Colin Woodard’s big piece in next month’s Washington Monthly is an interesting read. I’m not too enamored with these efforts to explain everything by reference to regionalism, but the article is thought-provoking. There’s one part of it that really resonated with me. It’s the part where he discusses the culture of the Deep South and how it explains what we’re seeing from the Republican Party right now.

The Deep South

Established by English slave lords from Barbados as a West Indies-style slave society, this region has been a bastion of white supremacy, aristocratic privilege, and a version of classical Republicanism modeled on the slave states of the ancient world, where democracy was the privilege of the few and enslavement the natural lot of the many. It spread apartheid and authoritarianism across the southern lowlands, ultimately encompassing most of South Carolina, Georgia, Alabama, Mississippi, Florida, and Louisiana, plus western Tennessee and southeastern Arkansas, Texas, and North Carolina. Its slave and caste systems smashed by outside intervention, it continues to fight for rollbacks of federal power, taxes on capital and the wealthy, and environmental, labor, and consumer safety protections.

And:

The goal of the Deep Southern oligarchy has been consistent for four centuries: to control and maintain a oneparty state with a colonial-style economy based on largescale agriculture and the extraction of primary resources by a compliant, low-wage workforce with as few labor, workplace safety, health care, and environmental regulations as possible. Not until the 1960s was it compelled by African American uprisings and external intervention to abandon caste, sharecropper, and poll tax systems designed to keep the disadvantaged majority of their region’s population out of the political process. Since then, they have relied on fearmongering— over racial mixing, gun control, illegal immigrants, and the alleged evils of secularization—to maintain support. In office they’ve instead focused on cutting taxes for the rich, funneling massive subsidies to agribusiness and oil companies, rolling back labor and environmental programs, and creating “guest worker” programs and “right to work” laws to ensure a cheap, compliant labor supply.

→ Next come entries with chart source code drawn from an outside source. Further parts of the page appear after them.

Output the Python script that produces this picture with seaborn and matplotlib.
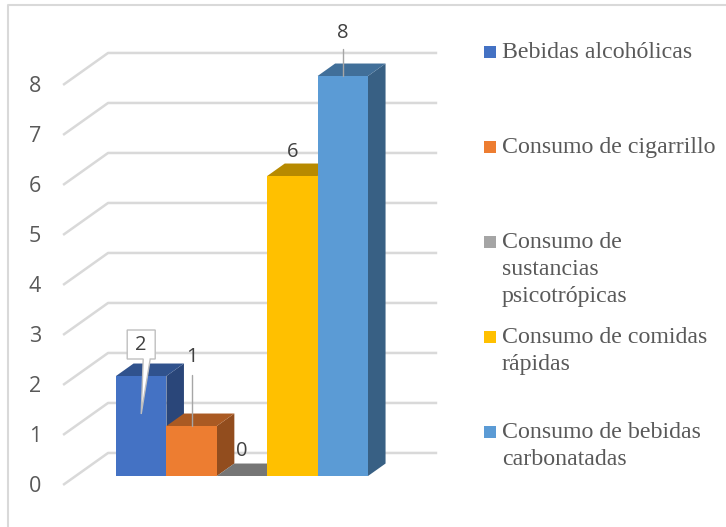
import numpy as np
import pandas as pd
import seaborn as sns
import matplotlib.pyplot as plt
from matplotlib.patches import Polygon, Rectangle
from matplotlib.lines import Line2D

# ---- data ----
categories = [
    "Bebidas alcohólicas",
    "Consumo de cigarrillo",
    "Consumo de sustancias psicotrópicas",
    "Consumo de comidas rápidas",
    "Consumo de bebidas carbonatadas",
]
legend_lines = [
    ["Bebidas alcohólicas"],
    ["Consumo de cigarrillo"],
    ["Consumo de", "sustancias", "psicotrópicas"],
    ["Consumo de comidas", "rápidas"],
    ["Consumo de bebidas", "carbonatadas"],
]
values = [2, 1, 0, 6, 8]
colors = ["#4472C4", "#ED7D31", "#A5A5A5", "#FFC000", "#5B9BD5"]
y_ticks = list(range(0, 9))

sns.set_theme(style="white")
plt.rcParams["font.family"] = ["Open Sans", "DejaVu Sans"]

W, H = 726, 527
fig = plt.figure(figsize=(W / 100, H / 100), dpi=100)


def fig_box(l, t, r, b):
    return [l / W, 1 - b / H, (r - l) / W, (b - t) / H]


ax = fig.add_axes(fig_box(20, 15, 450, 510))

df = pd.DataFrame({"cat": categories, "val": values})
sns.barplot(data=df, x="cat", y="val", hue="cat", palette=colors,
            width=1.0, saturation=1, legend=False, ax=ax, linewidth=0)

# pixel scale of the plot: one category is 50.4 px wide, one unit is 50 px tall
PX_X, PX_V = 50.4, 50.0
ax.set_xlim(-0.5 + (20 - 116) / PX_X, -0.5 + (450 - 116) / PX_X)
ax.set_ylim((476 - 510) / PX_V, (476 - 15) / PX_V)
ax.set_axis_off()

# oblique projection for the depth axis
DX, DY = 45 / PX_X, 32 / PX_V
D_FRONT, D_BACK, D_WALL = -0.28, 0.39, 0.72


def proj(x, v, d):
    return (x + d * DX, v + d * DY)


def shade(hex_color, f):
    r, g, b = [int(hex_color[i:i + 2], 16) for i in (1, 3, 5)]
    return "#%02x%02x%02x" % (int(r * f), int(g * f), int(b * f))


# back wall grid + left side diagonals
grid_c = "#D9D9D9"
x_left, x_right = -1.30, 5.23
for v in y_ticks:
    p0 = proj(x_left, v, D_FRONT)
    p1 = proj(x_left, v, D_WALL)
    p2 = proj(x_right, v, D_WALL)
    ax.plot([p0[0], p1[0], p2[0]], [p0[1], p1[1], p2[1]], color=grid_c,
            lw=1.8, solid_capstyle="butt", zorder=1)
    tx, ty = proj(-2.107 - D_FRONT * DX, v, D_FRONT)
    ax.text(tx, ty - 0.03, str(v), ha="center", va="center", fontsize=15.5,
            color="#595959", clip_on=False)

# extrude every bar: side face, top face, then front face
for i, (p, col) in enumerate(zip(ax.patches, colors)):
    x0, w, h = p.get_x(), p.get_width(), p.get_height()
    side = [(x0 + w, 0), (x0 + w, h), proj(x0 + w, h, D_BACK), proj(x0 + w, 0, D_BACK)]
    top = [(x0, h), (x0 + w, h), proj(x0 + w, h, D_BACK), proj(x0, h, D_BACK)]
    ax.add_patch(Polygon(side, closed=True, facecolor=shade(col, 0.62),
                         edgecolor="none", zorder=3 + 3 * i))
    ax.add_patch(Polygon(top, closed=True, facecolor=shade(col, 0.72),
                         edgecolor="none", zorder=4 + 3 * i))
    p.set_zorder(5 + 3 * i)

# data labels
lab_c = "#404040"
lead_c = "#A6A6A6"
label_offsets = [None, 1.38, 0.50, 0.48, 0.86]
for i, (p, v) in enumerate(zip(ax.patches, values)):
    cx = p.get_x() + p.get_width() / 2
    if i == 0:
        # callout box with a pointer down into the bar
        hw = 14 / PX_X
        box = [(cx - hw, 2.92), (cx + hw, 2.92), (cx + hw, 2.34),
               (cx + 9 / PX_X, 2.34), (cx, 1.24), (cx + 2 / PX_X, 2.34),
               (cx - hw, 2.34)]
        ax.add_patch(Polygon(box, closed=True, facecolor="white",
                             edgecolor="#BFBFBF", lw=1.0, zorder=40))
        ax.text(cx, 2.63, str(v), ha="center", va="center", fontsize=14.5,
                color=lab_c, zorder=41)
        continue
    ax.text(cx, v + label_offsets[i], str(v), ha="center", va="center",
            fontsize=14.5, color=lab_c, zorder=41)
    if i == 1:
        ax.plot([cx, cx], [2.02, v], color=lead_c, lw=1.0, zorder=40)
    if i == 4:
        ax.plot([cx, cx], [8.54, v], color=lead_c, lw=1.0, zorder=40)

# legend on the right
for i, (lines, col) in enumerate(zip(legend_lines, colors)):
    base = 57.7 + 95 * i
    fig.add_artist(Rectangle((484 / W, 1 - base / H), 12 / W, 11.5 / H,
                             transform=fig.transFigure, facecolor=col,
                             edgecolor="none"))
    for j, line in enumerate(lines):
        fig.text(502 / W, 1 - (base + 27 * j) / H, line, va="baseline",
                 ha="left", fontsize=17.2, color="#595959",
                 family=["Liberation Serif", "DejaVu Serif"])

# chart frame
fig.add_artist(Line2D([8 / W, 8 / W, 1.0], [0.0, 1 - 5 / H, 1 - 5 / H],
                      transform=fig.transFigure, color="#D9D9D9", lw=1.5))

fig.savefig("out.png", dpi=100)
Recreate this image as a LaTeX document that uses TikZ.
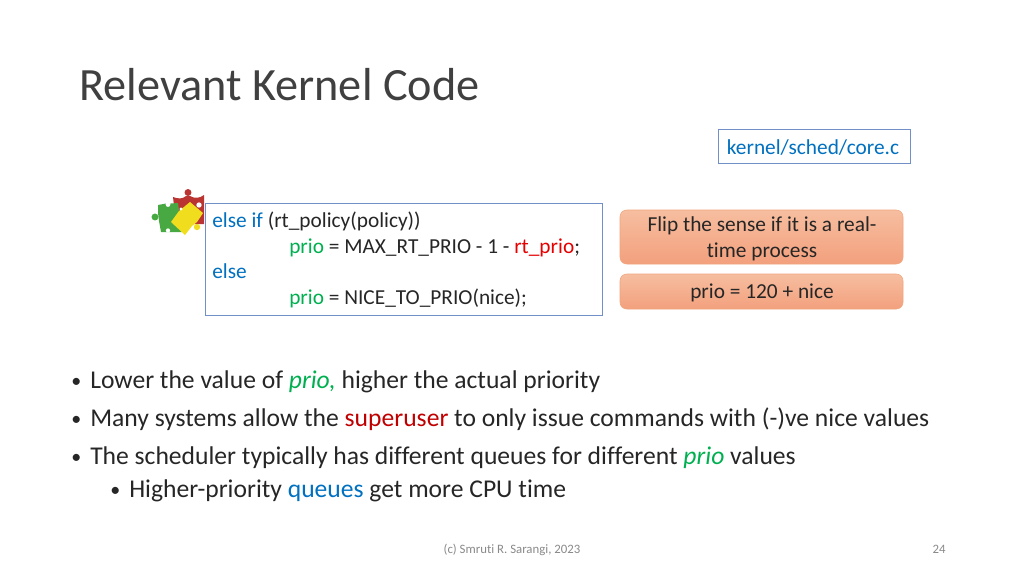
\documentclass[tikz,border=0pt]{standalone}
\usepackage{fontspec}
\setmainfont[Ligatures=NoCommon]{Carlito}
\usepackage{tikz}
\definecolor{boxblue}{RGB}{114,144,200}
\definecolor{kwblue}{RGB}{0,112,192}
\definecolor{kwgreen}{RGB}{0,176,80}
\definecolor{kwred}{RGB}{230,0,0}
\definecolor{deepred}{RGB}{192,0,0}
\definecolor{titlegray}{RGB}{64,64,64}
\definecolor{footgray}{RGB}{137,137,137}
\definecolor{noteline}{RGB}{240,165,125}
\definecolor{notetop}{RGB}{246,190,160}
\definecolor{notebot}{RGB}{243,160,125}
\definecolor{piecered}{RGB}{186,52,50}
\definecolor{piecegreen}{RGB}{72,168,66}
\definecolor{pieceyellow}{RGB}{240,222,30}
\tikzset{
    textline/.style={anchor=base west, inner sep=0pt, font=\fontsize{19.2}{22}\selectfont, text=black!85},
    dotline/.style={anchor=base west, inner sep=0pt, font=\fontsize{15}{18}\selectfont, text=black!85},
    codeline/.style={anchor=base west, inner sep=0pt, font=\fontsize{16}{19}\selectfont, text=black!85},
    notetext/.style={anchor=base, inner sep=0pt, font=\fontsize{16}{19}\selectfont, text=black!85},
    footline/.style={anchor=base, inner sep=0pt, font=\fontsize{9.6}{11}\selectfont, text=footgray},
    outbox/.style={draw=boxblue, line width=0.75pt, fill=white},
    notebox/.style={draw=noteline, line width=0.4pt, rounded corners=5pt, top color=notetop, bottom color=notebot}
}
\begin{document}
\begin{tikzpicture}[x=0.75pt,y=-0.75pt]
    \useasboundingbox (0,0) rectangle (1024,576);

    % Title
    \node[anchor=base west, inner sep=0pt, font=\fontsize{34.7}{40}\selectfont, text=titlegray] (title) at (79,100) {Relevant Kernel Code};

    % File name box
    \draw[outbox] (718,129) rectangle (910,163);
    \node[anchor=base, inner sep=0pt, font=\fontsize{16}{19}\selectfont, text=kwblue] (filename) at (813,154) {kernel/sched/core.c};

    % Puzzle pieces
    \fill[piecered] (173,197) .. controls (178,199) and (183,199) .. (186,196) -- (190,196) .. controls (195,199) and (200,198) .. (204,195) -- (204,224) -- (176,224) -- cycle;
    \fill[piecered] (188,192.5) circle (2.6pt);
    \fill[piecegreen] (158,205) -- (166,203.5) -- (171,203.5) -- (178,203) -- (182,232) -- (172,232) -- (161,232) -- (159,221) -- (158,213) -- cycle;
    \fill[piecegreen] (155,217) circle (2.6pt);
    \fill[white] (168,204.5) circle (1.8pt);
    \fill[white] (168,230.5) circle (1.6pt);
    \fill[pieceyellow] (190,202) -- (203,213) -- (197,222) -- (192,226) -- (185,235) -- (171,222) -- (179,211) -- cycle;
    \fill[pieceyellow] (197,227) circle (2.4pt);
    \fill[white] (199,205) circle (2pt);
    \fill[white] (181,209) circle (1.2pt);

    % Code box
    \draw[outbox] (205,203) rectangle (602,315);
    \node[codeline] (lineone) at (212,227) {\textcolor{kwblue}{else if} (rt\_policy(policy))};
    \node[codeline] (linetwo) at (289,253) {\textcolor{kwgreen}{prio} = MAX\_RT\_PRIO - 1 - \textcolor{kwred}{rt\_prio};};
    \node[codeline] (linethree) at (212,278) {\textcolor{kwblue}{else}};
    \node[codeline] (linefour) at (289,304) {\textcolor{kwgreen}{prio} = NICE\_TO\_PRIO(nice);};

    % Notes on the right
    \draw[notebox] (620,210) rectangle (903,264);
    \node[notetext] (noteone) at (762,231) {Flip the sense if it is a real-};
    \node[notetext] (notetwo) at (762,257) {time process};
    \draw[notebox] (620,274) rectangle (903,309);
    \node[notetext] (notethree) at (762,298) {prio = 120 + nice};

    % Bullets
    \foreach \y/\name in {387/a, 425/b, 463/c} {
        \node[dotline] (bullet\name) at (71,\y) {•};
    }
    \node[dotline] (bulletd) at (110,496) {•};
    \node[textline] (texta) at (90,388) {Lower the value of \textcolor{kwgreen}{\textit{prio,}} higher the actual priority};
    \node[textline] (textb) at (90,426) {Many systems allow the \textcolor{deepred}{superuser} to only issue commands with (-)ve nice values};
    \node[textline] (textc) at (90,464) {The scheduler typically has different queues for different \textcolor{kwgreen}{\textit{prio}} values};
    \node[textline] (textd) at (129,497) {Higher-priority \textcolor{kwblue}{queues} get more CPU time};

    % Footer
    \node[footline] (footer) at (512,553) {(c) Smruti R. Sarangi, 2023};
    \node[footline] (pagenum) at (939,553) {24};
\end{tikzpicture}
\end{document}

I’m sure many will object to Woodard’s harsh characterization of the Deep South, as well as some of his history, but it’s hard to argue that he’s wrong about the big picture. It’s really quite remarkable how the Deep South has been able to move from a one-party Democratic region to a (nearly) one-party Republican region. I hadn’t really thought about it before, but there’s something strange about that. It’s like their culture can’t really tolerate political instability, and it’s not all that interested in democracy. I suppose that makes sense because they’ve always felt that their way of life is under threat, which means they have to stick together. It also might explain why Republican politicians like Mike Huckabee are so fond of voter suppression. Seriously, it’s been remarkable how aggressively and unapologetically the Republicans have turned to voter suppression over the last couple of years. It seems totally foreign to me, as if it isn’t something that should ever happen in this country, and then I realize that the GOP is now carrying the heritage of Jim Crow. It’s the party of the Deep South, and it’s beginning to act in ways that just don’t compute for most of the country.

We don’t want to be treated like sharecroppers. We don’t want to be governed by people like Jefferson Beauregard Sessions III.